2 generations of LIDAR have been used at Davis to investigate the long-term climate and characteristics of the Antarctic atmosphere. They have been used to study global climate change and particular phenomena such as polar stratospheric clouds, polar mesospheric clouds, meteoritic dust, and smoke from Australian bushfires. They have also been used to find out how and why tropospheric clouds over the southern ocean are different to the rest of the world.

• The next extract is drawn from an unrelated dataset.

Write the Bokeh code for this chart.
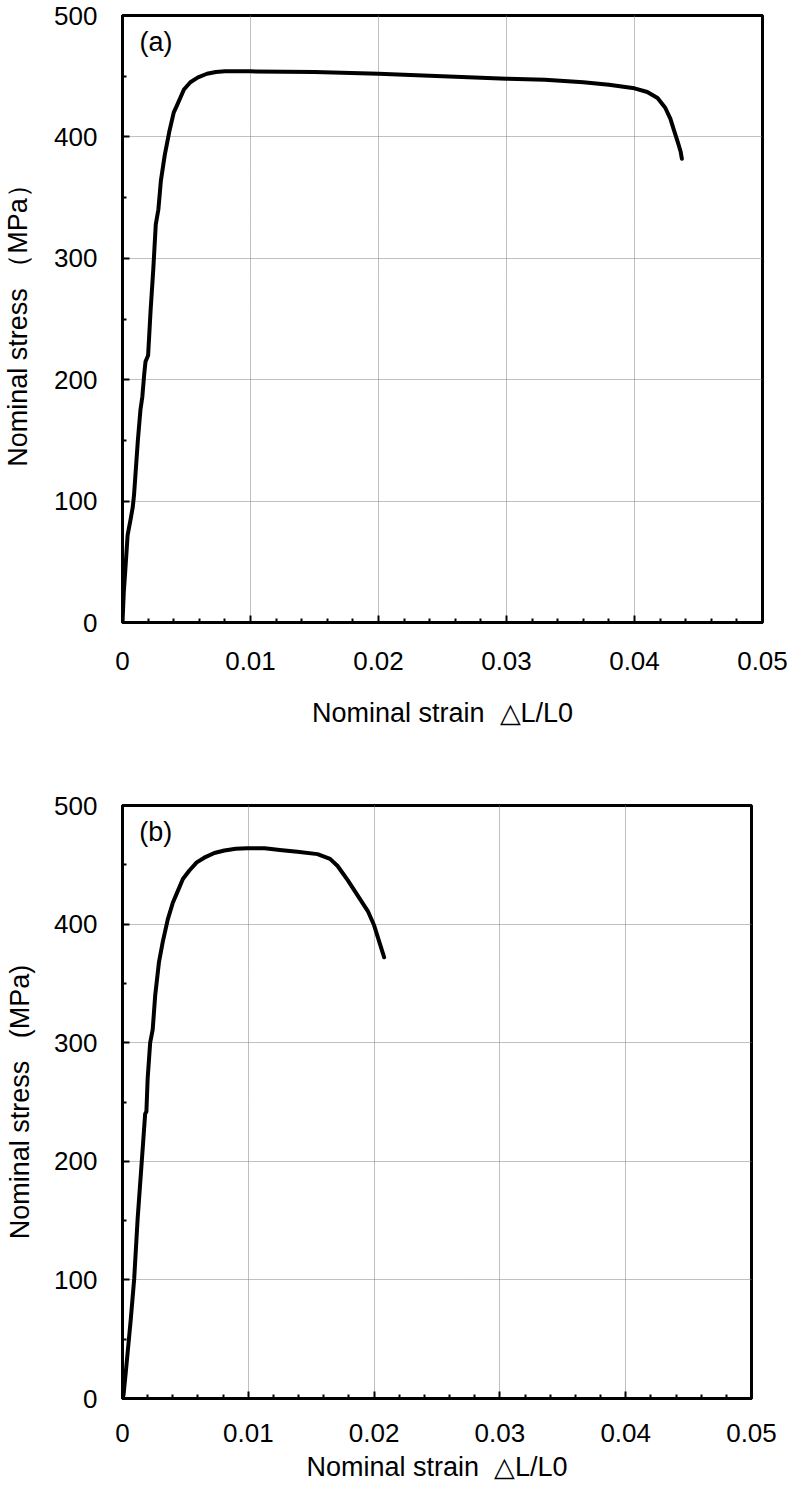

The first LIDAR installation at Davis was of high enough power to probe much of the middle atmosphere. This required an intense laser beam, highly specialised filters (to separate the laser light from the sunlight) and specially trained staff. The science goals of our second generation LIDAR allowed for simplified and remote operation. Davis station also played host to a LIDAR operated by the Institute for Atmospheric Physics in Kuhlunsgborn, Germany during 2011 and 2012.
How a LIDAR works
The LIDAR installed at Davis in 2001 provides measurements of atmospheric density and temperature. These measurements are a function of height and various properties of clouds and aerosols along the path of the laser beam. The maximum altitude range is typically between 5 km and 65 km during daytime, and up to 100 km at night. The measurements are collected with a vertical resolution of 18 m and an integration time of 60 seconds.
The light beam transmitted by the LIDAR comes from a pulsed solid state (Nd:YAG) laser at a wavelength of 532 nanometres. This is in the green part of the optical spectrum. The average power of the laser is 30 Watts. Each laser pulse comprises about 3 billion times more photons than the output from a standard electric light globe. About 25% of the laser light transmitted into the sky is scattered or absorbed within the atmosphere — the rest continues out into space.

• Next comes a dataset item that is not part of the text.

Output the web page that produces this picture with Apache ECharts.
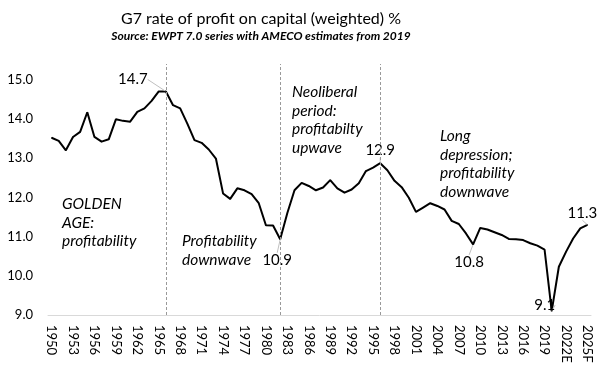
<!DOCTYPE html>
<html>
<head>
<meta charset="utf-8">
<script src="https://cdn.jsdelivr.net/npm/echarts@6/dist/echarts.min.js"></script>
<style>html,body{margin:0;padding:0;background:#fff;}#c{width:600px;height:368px;}</style>
</head>
<body>
<div id="c"></div>
<script>
var years = ['1950','1951','1952','1953','1954','1955','1956','1957','1958','1959',
'1960','1961','1962','1963','1964','1965','1966','1967','1968','1969',
'1970','1971','1972','1973','1974','1975','1976','1977','1978','1979',
'1980','1981','1982','1983','1984','1985','1986','1987','1988','1989',
'1990','1991','1992','1993','1994','1995','1996','1997','1998','1999',
'2000','2001','2002','2003','2004','2005','2006','2007','2008','2009',
'2010','2011','2012','2013','2014','2015','2016','2017','2018','2019',
'2020','2021','2022E','2023F','2024F','2025F'];
var profitRate = [13.52,13.44,13.2,13.54,13.67,14.17,13.54,13.42,13.48,13.99,
13.95,13.93,14.18,14.27,14.46,14.7,14.7,14.35,14.27,13.88,
13.46,13.39,13.22,12.99,12.1,11.96,12.23,12.18,12.08,11.85,
11.29,11.28,10.93,11.6,12.18,12.37,12.29,12.18,12.25,12.44,
12.23,12.12,12.2,12.36,12.67,12.76,12.87,12.69,12.42,12.26,
11.99,11.63,11.74,11.85,11.78,11.69,11.4,11.32,11.08,10.8,
11.22,11.18,11.11,11.04,10.94,10.93,10.91,10.83,10.77,10.67,
9.1,10.23,10.61,10.95,11.21,11.3];
var labelledYears = ['1966','1982','1996','2009','2020','2025F'];
var periodBreaks = ['1966','1982','1996'];
var yTicks = [9,10,11,12,13,14,15];
var titleText = 'G7 rate of profit on capital (weighted) %';
var subtitleText = 'Source: EWPT 7.0 series with AMECO estimates from 2019';
var annotations = [
  ['GOLDEN','AGE:','profitability'],
  ['Profitability','downwave'],
  ['Neoliberal','period:','profitabilty','upwave'],
  ['Long','depression;','profitability','downwave']
];

var FONT = 'Lato';
// label shifts (pixels) relative to default 'top' position, by year
var labelShift = {'1966':[-33,1],'1982':[-3,34],'1996':[0,0],'2009':[-4,31],'2020':[-7,7],'2025F':[-5,1]};
var annoPos = [[62,204],[182,241],[292,92],[440,136]];

var seriesData = profitRate.map(function(v,i){
  var show = labelledYears.indexOf(years[i]) >= 0;
  return {value: v, label: {show: show}};
});

var graphics = [
  {type:'text', x:261, y:19, style:{text:titleText, font:'16px '+FONT, fill:'#000', align:'center', verticalAlign:'middle'}},
  {type:'text', x:261, y:36, style:{text:subtitleText, font:'italic bold 12px '+FONT, fill:'#000', align:'center', verticalAlign:'middle'}}
];
annotations.forEach(function(lines, k){
  lines.forEach(function(t, j){
    graphics.push({type:'text', x:annoPos[k][0], y:annoPos[k][1] + j*18.6,
      style:{text:t, font:'italic 15.5px '+FONT, fill:'#000', align:'left', verticalAlign:'middle'}});
  });
});

var chart = echarts.init(document.getElementById('c'));
chart.setOption({
  animation:false,
  grid:{left:48, right:9, top:64, bottom:53, containLabel:false},
  xAxis:{type:'category', data:years, boundaryGap:true,
    axisLine:{lineStyle:{color:'#d9d9d9', width:1}},
    axisTick:{show:false},
    axisLabel:{interval:2, rotate:-90, margin:10, fontSize:13, fontFamily:FONT, color:'#000'}
  },
  yAxis:{type:'value', min:yTicks[0], max:15.4, interval:1,
    axisLine:{show:false}, axisTick:{show:false}, splitLine:{show:false},
    axisLabel:{showMaxLabel:false, margin:15, fontSize:13, fontFamily:FONT, color:'#000',
      formatter:function(v){return v.toFixed(1);}}
  },
  graphic: graphics,
  series:[{
    type:'line', data:seriesData, symbol:'circle', symbolSize:1, showSymbol:true, showAllSymbol:true,
    itemStyle:{color:'#000'},
    lineStyle:{color:'#000', width:2},
    label:{position:'top', fontSize:15, fontFamily:FONT, color:'#000',
      formatter:function(p){return p.value.toFixed(1);}},
    labelLine:{show:true, smooth:false, lineStyle:{color:'#bfbfbf', width:1}},
    labelLayout:function(p){
      var s = labelShift[years[p.dataIndex]];
      if(!s) return {};
      return {dx:s[0], dy:s[1]};
    },
    markLine:{silent:true, symbol:['none','none'], label:{show:false},
      lineStyle:{type:[3,2], color:'#999', width:1},
      data: periodBreaks.map(function(y){return {xAxis:y};})
    }
  }]
});
</script>
</body>
</html>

The laser light backscattered from the atmosphere is collected by two telescopes with apertures of 280 mm. The received light can be analysed with a scannable Fabry-Perot Spectrometer. This is a crucial component for daytime measurements that isolate the laser light from the bright background skylight. Two shutters, spinning at 400 revolutions per second, are used to accept light scattered from certain altitude ranges. This process avoids the overwhelmingly strong signals returned from clouds. The scattering properties of light can be used to infer the concentration of molecular nitrogen through the atmosphere and the presence of water droplets and ice crystals in clouds.